(Source records)
══════════════════════════════

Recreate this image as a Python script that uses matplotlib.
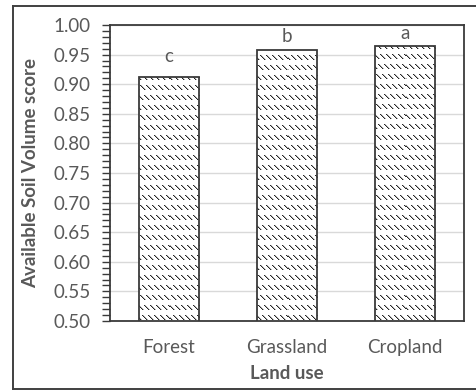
import numpy as np
import matplotlib
matplotlib.use("Agg")
import matplotlib.pyplot as plt
from matplotlib.lines import Line2D
from matplotlib.ticker import MultipleLocator, FormatStrFormatter

# Available soil volume score by land use
land_use = ["Forest", "Grassland", "Cropland"]
score = [0.912, 0.957, 0.965]
std_err = [0.018, 0.007, 0.004]
letters = ["c", "b", "a"]

plt.rcParams["font.family"] = ["Lato", "DejaVu Sans"]
text_grey = "#595959"
frame_col = "#3a3a3a"
fs = 13.5

fig = plt.figure(figsize=(4.76, 3.90), dpi=100)
ax = fig.add_axes([110 / 476, 1 - 321 / 390, 354 / 476, 296 / 390])

x = np.arange(len(land_use))
bars = ax.bar(x, score, width=0.51, facecolor="none", edgecolor=frame_col,
              linewidth=1.3, zorder=3)

# dashed downward-diagonal fill pattern, built on the pixel grid of the axes
H, W = 296, 354
rr, cc = np.mgrid[0:H, 0:W]
pat = np.ones((H, W))
row_on = (rr % 10) < 5
pat[row_on & (((cc - rr) % 6) == 0)] = 0.15
pat[row_on & (((cc - rr) % 6) == 1)] = 0.7
for b in bars:
    im = ax.imshow(pat, cmap="gray", vmin=0, vmax=1, extent=[0, 1, 0, 1],
                   transform=ax.transAxes, interpolation="nearest",
                   aspect="auto", zorder=2)
    im.set_clip_path(b)

for xi, v, e, t in zip(x, score, std_err, letters):
    ax.annotate(t, (xi, v + e), xytext=(0, 1), textcoords="offset points",
                ha="center", va="bottom", fontsize=fs, color=text_grey)

ax.set_xlim(-0.5, 2.5)
ax.set_ylim(0.50, 1.00)
ax.yaxis.set_major_locator(MultipleLocator(0.05))
ax.yaxis.set_minor_locator(MultipleLocator(0.01))
ax.yaxis.set_major_formatter(FormatStrFormatter("%.2f"))
ax.grid(axis="y", which="major", color="#d9d9d9", linewidth=1.0, zorder=0)
ax.set_axisbelow(True)

ax.tick_params(axis="y", which="both", direction="out", length=6, width=1.0,
               color=frame_col, labelsize=fs, labelcolor=text_grey, pad=8)
ax.tick_params(axis="y", which="minor", length=6)
ax.set_xticks(x)
ax.set_xticklabels(land_use)
ax.tick_params(axis="x", length=0, labelsize=fs, labelcolor=text_grey, pad=13)

for s in ax.spines.values():
    s.set_color(frame_col)
    s.set_linewidth(1.3)

ax.set_ylabel("Available Soil Volume score", fontsize=fs,
              fontweight="bold", color=text_grey)
ax.yaxis.set_label_coords(-0.223, 0.5)
ax.yaxis.label.set_va("center")
ax.set_xlabel("Land use", fontsize=fs, fontweight="bold", color=text_grey)
ax.xaxis.set_label_coords(0.5, -0.178)
ax.xaxis.label.set_va("center")

# chart area border
def fx(px):
    return px / 476

def fy(py):
    return 1 - py / 390

border_kw = dict(color="#404040", linewidth=1.4, transform=fig.transFigure)
fig.add_artist(Line2D([fx(13), fx(13)], [fy(6), fy(389)], **border_kw))
fig.add_artist(Line2D([fx(13), 1.0], [fy(6), fy(6)], **border_kw))
fig.add_artist(Line2D([fx(13), 1.0], [fy(389), fy(389)], **border_kw))

fig.savefig("out.png", dpi=100)
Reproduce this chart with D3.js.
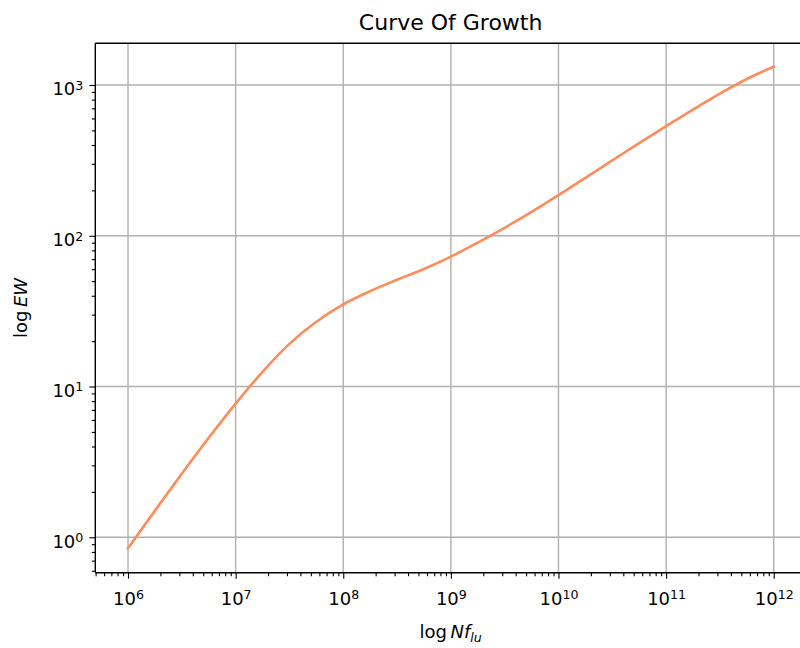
<!DOCTYPE html>
<html>
<head>
<meta charset="utf-8">
<script src="https://cdn.jsdelivr.net/npm/d3@7/dist/d3.min.js"></script>
<style>
  html, body { margin: 0; padding: 0; background: #ffffff; }
  svg { display: block; }
  text { font-family: "DejaVu Sans", sans-serif; fill: #000; }
</style>
</head>
<body>
<svg id="chart" width="800" height="648"></svg>
<script>
// Column density times oscillator strength (N f_lu)
const columnDensity = [1.0e6, 1.778e6, 3.162e6, 5.623e6, 1.0e7, 1.778e7, 3.162e7, 5.623e7,
  1.0e8, 1.778e8, 3.162e8, 5.623e8, 1.0e9, 1.778e9, 3.162e9, 5.623e9,
  1.0e10, 1.778e10, 3.162e10, 5.623e10, 1.0e11, 1.778e11, 3.162e11, 5.623e11, 1.0e12];
// Equivalent width at each column density
const equivalentWidth = [0.845, 1.503, 2.642, 4.571, 7.709, 12.53, 19.19, 26.92,
  35.08, 42.95, 51.05, 60.26, 72.78, 90.16, 113.0, 143.9,
  186.2, 242.1, 316.2, 412.1, 533.3, 687.1, 877.0, 1096, 1321];
// Major tick exponents on each axis
const xTickExponents = [6, 7, 8, 9, 10, 11, 12];
const yTickExponents = [0, 1, 2, 3];

const svg = d3.select("#chart");
const plot = { left: 95.3, right: 806, top: 43.3, bottom: 572.7 };

const x = d3.scaleLog().domain([Math.pow(10, 5.696), Math.pow(10, 12.3)]).range([plot.left, plot.right]);
const y = d3.scaleLog().domain([Math.pow(10, -0.2348), Math.pow(10, 3.2766)]).range([plot.bottom, plot.top]);

const xMajor = xTickExponents.map(e => Math.pow(10, e));
const yMajor = yTickExponents.map(e => Math.pow(10, e));

function minorTicks(scale) {
  const [a, b] = scale.domain();
  const out = [];
  for (let e = Math.floor(Math.log10(a)); e <= Math.ceil(Math.log10(b)); e++) {
    for (let m = 2; m <= 9; m++) {
      const v = m * Math.pow(10, e);
      if (v >= a && v <= b) out.push(v);
    }
  }
  return out;
}

// Grid lines at major ticks
const grid = svg.append("g");
grid.selectAll("line.gx").data(xMajor).join("line")
  .attr("x1", d => x(d)).attr("x2", d => x(d))
  .attr("y1", plot.top).attr("y2", plot.bottom)
  .attr("stroke", "#b0b0b0").attr("stroke-width", 1.4);
grid.selectAll("line.gy").data(yMajor).join("line")
  .attr("y1", d => y(d)).attr("y2", d => y(d))
  .attr("x1", plot.left).attr("x2", plot.right)
  .attr("stroke", "#b0b0b0").attr("stroke-width", 1.4);

// Curve of growth
const line = d3.line()
  .x((d, i) => x(columnDensity[i]))
  .y((d, i) => y(equivalentWidth[i]))
  .curve(d3.curveMonotoneX);
svg.append("path")
  .datum(columnDensity)
  .attr("d", line)
  .attr("fill", "none")
  .attr("stroke", "#ff8c5a")
  .attr("stroke-width", 2.6)
  .attr("stroke-linecap", "square");

// Axes: minor ticks first, then labelled major ticks
function styleAxis(g) {
  g.select(".domain").remove();
  g.selectAll(".tick line").attr("stroke", "#000").attr("stroke-width", 1.1);
}
function powerLabel(sel, exps) {
  sel.selectAll(".tick text").each(function(d, i) {
    const t = d3.select(this);
    t.text(null);
    t.append("tspan").text("10");
    t.append("tspan").attr("dy", "-0.45em").attr("font-size", "0.7em").text(exps[i]);
  });
}

const xMinorAxis = svg.append("g").attr("transform", `translate(0,${plot.bottom})`)
  .call(d3.axisBottom(x).tickValues(minorTicks(x)).tickSize(3.5).tickFormat(""));
styleAxis(xMinorAxis);
const xAxis = svg.append("g").attr("transform", `translate(0,${plot.bottom})`)
  .call(d3.axisBottom(x).tickValues(xMajor).tickSize(6).tickPadding(10).tickFormat(() => ""));
styleAxis(xAxis);
xAxis.selectAll(".tick text").attr("font-size", 18).attr("font-family", "DejaVu Sans").attr("dy", "0.9em");
powerLabel(xAxis, xTickExponents);

const yMinorAxis = svg.append("g").attr("transform", `translate(${plot.left},0)`)
  .call(d3.axisLeft(y).tickValues(minorTicks(y)).tickSize(3.5).tickFormat(""));
styleAxis(yMinorAxis);
const yAxis = svg.append("g").attr("transform", `translate(${plot.left},0)`)
  .call(d3.axisLeft(y).tickValues(yMajor).tickSize(6).tickPadding(6).tickFormat(() => ""));
styleAxis(yAxis);
yAxis.selectAll(".tick text").attr("font-size", 18).attr("font-family", "DejaVu Sans").attr("dy", "0.55em");
powerLabel(yAxis, yTickExponents);

// Spines
const spines = svg.append("g").attr("stroke", "#000").attr("stroke-width", 1.4).attr("fill", "none");
spines.append("line").attr("x1", plot.left).attr("x2", plot.right).attr("y1", plot.top).attr("y2", plot.top);
spines.append("line").attr("x1", plot.left).attr("x2", plot.right).attr("y1", plot.bottom).attr("y2", plot.bottom);
spines.append("line").attr("x1", plot.left).attr("x2", plot.left).attr("y1", plot.top).attr("y2", plot.bottom);
spines.append("line").attr("x1", plot.right).attr("x2", plot.right).attr("y1", plot.top).attr("y2", plot.bottom);

// Title
svg.append("text")
  .attr("x", (plot.left + plot.right) / 2).attr("y", 30)
  .attr("text-anchor", "middle").attr("font-size", 22)
  .text("Curve Of Growth");

// X label: log N f_lu
const xl = svg.append("text")
  .attr("x", (plot.left + plot.right) / 2).attr("y", 638)
  .attr("text-anchor", "middle").attr("font-size", 18);
xl.append("tspan").text("log\u2009");
xl.append("tspan").attr("font-style", "italic").text("Nf");
xl.append("tspan").attr("font-style", "italic").attr("font-size", "0.7em").attr("dy", "0.3em").text("lu");

// Y label: log EW
const yl = svg.append("text")
  .attr("transform", `translate(27,${(plot.top + plot.bottom) / 2}) rotate(-90)`)
  .attr("text-anchor", "middle").attr("font-size", 18);
yl.append("tspan").text("log\u2009");
yl.append("tspan").attr("font-style", "italic").text("EW");
</script>
</body>
</html>
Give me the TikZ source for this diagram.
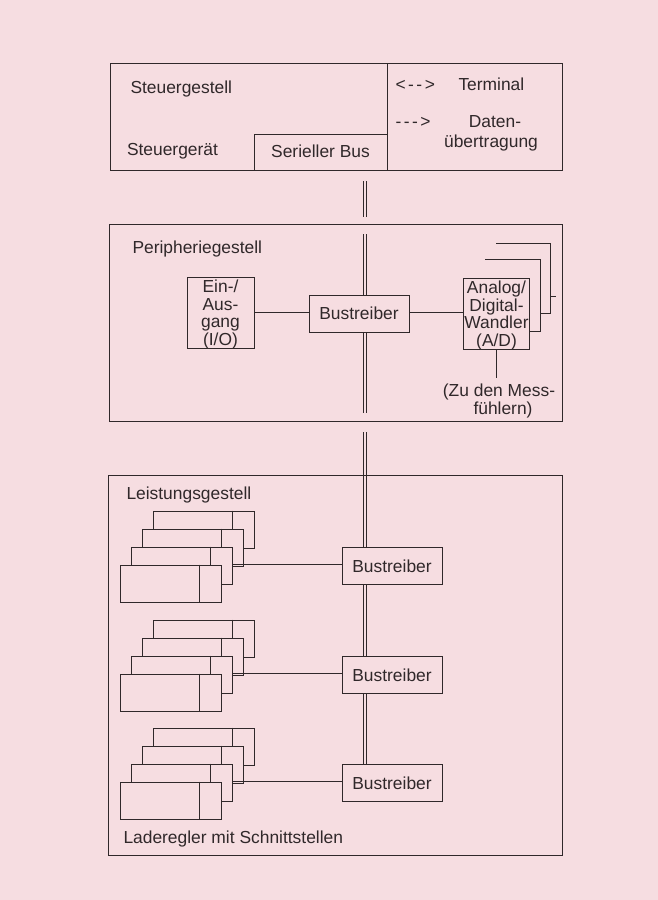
\documentclass[tikz,border=0pt]{standalone}
\usepackage{fontspec}
\setmainfont{Liberation Sans}
\usetikzlibrary{fit,calc}
\definecolor{bgpink}{RGB}{246,221,225}
\definecolor{ink}{RGB}{48,40,42}
\begin{document}
\begin{tikzpicture}[x=1pt,y=-1pt,line width=1pt,color=ink,
  every node/.style={font=\fontsize{17.4}{17.5}\selectfont,text=ink,inner sep=0pt},
  frame/.style={draw,rectangle,inner sep=0pt},
  card/.style={draw,rectangle,fill=bgpink,minimum width=101pt,minimum height=37pt},
  busdrv/.style={draw,rectangle,minimum width=100pt,minimum height=36.5pt},
  bus/.style={double=bgpink,double distance=2.4pt,line width=0.85pt}]
\fill[bgpink] (0,0) rectangle (658,900);
\useasboundingbox (0,0) rectangle (658,900);

% --- Steuergestell ---
\node[frame,fit={(110,63.5)(562,170.5)}] (steuer) {};
\node[frame,fit={(387,63.5)(562,170.5)}] (legend) {};
\node[frame,fit={(254,134)(387,170.5)}] (sbus) {};
\node at ([yshift=1pt]sbus.center) (sbustxt) {Serieller Bus};
\node[anchor=base west] (steuertxt) at (130,93) {Steuergestell};
\node[anchor=base west] (geraet) at (126.5,155) {Steuergerät};
\node[anchor=base west] (arr1) at (395,90.5) {<\kern2.5pt-\kern2.5pt-\kern2.5pt>};
\node[anchor=base west] (term) at (458,90.5) {Terminal};
\node[anchor=base west] (arr2) at (395,127) {-\kern2.5pt-\kern2.5pt-\kern2.5pt>};
\node[anchor=base] (daten) at (495,127.5) {Daten-};
\node[anchor=base] (uebertr) at (491,147.5) {übertragung};

% --- Peripheriegestell ---
\node[frame,fit={(109,224)(562,421.5)}] (peri) {};
\node[anchor=base west] (peritxt) at (132,253) {Peripheriegestell};
\node[frame,fit={(187,277)(254,348)}] (io) {};
\node[align=center] (iotxt) at (220.5,314.6) {Ein-/\\Aus-\\gang\\(I/O)};
\node[busdrv,minimum height=37pt] (pb) at (359,313.5) {Bustreiber};
\node[frame,fit={(463,278)(529.5,349)}] (ad) {};
\node[align=center] (adtxt) at (496.5,315.6) {Analog/\\Digital-\\Wandler\\(A/D)};
\draw (io.east |- 0,312.5) -- (pb.west |- 0,312.5);
\draw (pb.east |- 0,312.5) -- (ad.west |- 0,312.5);
\draw (485,259) -- (540,259) -- (540,331) -- (ad.east |- 0,331);
\draw (496,243) -- (550,243) -- (550,313) -- (540,313);
\draw (550,296) -- (555.5,296);
\coordinate (mess) at (496,378);
\draw (ad.south -| mess) -- (mess);
\node[anchor=base] (mess1) at (499,396) {(Zu den Mess-};
\node[anchor=base] (mess2) at (503,414) {fühlern)};

% --- Leistungsgestell ---
\node[rectangle,inner sep=0pt,fit={(109,475.5)(562,855)}] (leist) {};
\node[anchor=base west] (leisttxt) at (126,499) {Leistungsgestell};
\node[anchor=base west] (lader) at (123,843) {Laderegler mit Schnittstellen};
\foreach \g/\T in {1/511,2/620,3/728}{
  \foreach \k in {1,...,4}{
    \node[card] (c\g\k) at ({203.5-10.7*(\k-1)},{\T+18.5+18*(\k-1)}) {};
    \draw ([xshift=-22.5pt]c\g\k.north east) -- ([xshift=-22.5pt]c\g\k.south east);
  }
}
\node[busdrv] (bt1) at (392,566) {Bustreiber};
\node[busdrv] (bt2) at (392,675) {Bustreiber};
\node[busdrv] (bt3) at (392,783) {Bustreiber};
\foreach \g in {1,2,3}{
  \draw (c\g3.east |- c\g4.north) -- (bt\g.west |- c\g4.north);
}

% --- bus ---
\coordinate (u1) at (365,181);
\coordinate (u2) at (365,217);
\coordinate (u3) at (365,234);
\coordinate (u4) at (365,413);
\coordinate (u5) at (365,432);
\draw[bus] (u1) -- (u2);
\draw[bus] (u3) -- (u3 |- pb.north);
\draw[bus] (u4 |- pb.south) -- (u4);
\draw[bus] (u5) -- (u5 |- bt1.north);
\draw[bus] (u5 |- bt1.south) -- (u5 |- bt2.north);
\draw[bus] (u5 |- bt2.south) -- (u5 |- bt3.north);
\draw (leist.north west) rectangle (leist.south east);
\end{tikzpicture}
\end{document}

══════════════════════════════

◆ **Instructions to follow**:
Every line that holds the string "matplotlib" should be returned.

◆ **Response**:
Recreate this image as a Python script that uses matplotlib.
import matplotlib
matplotlib.use("Agg")
import matplotlib.pyplot as plt
from matplotlib.lines import Line2D
from matplotlib.ticker import MultipleLocator, FormatStrFormatter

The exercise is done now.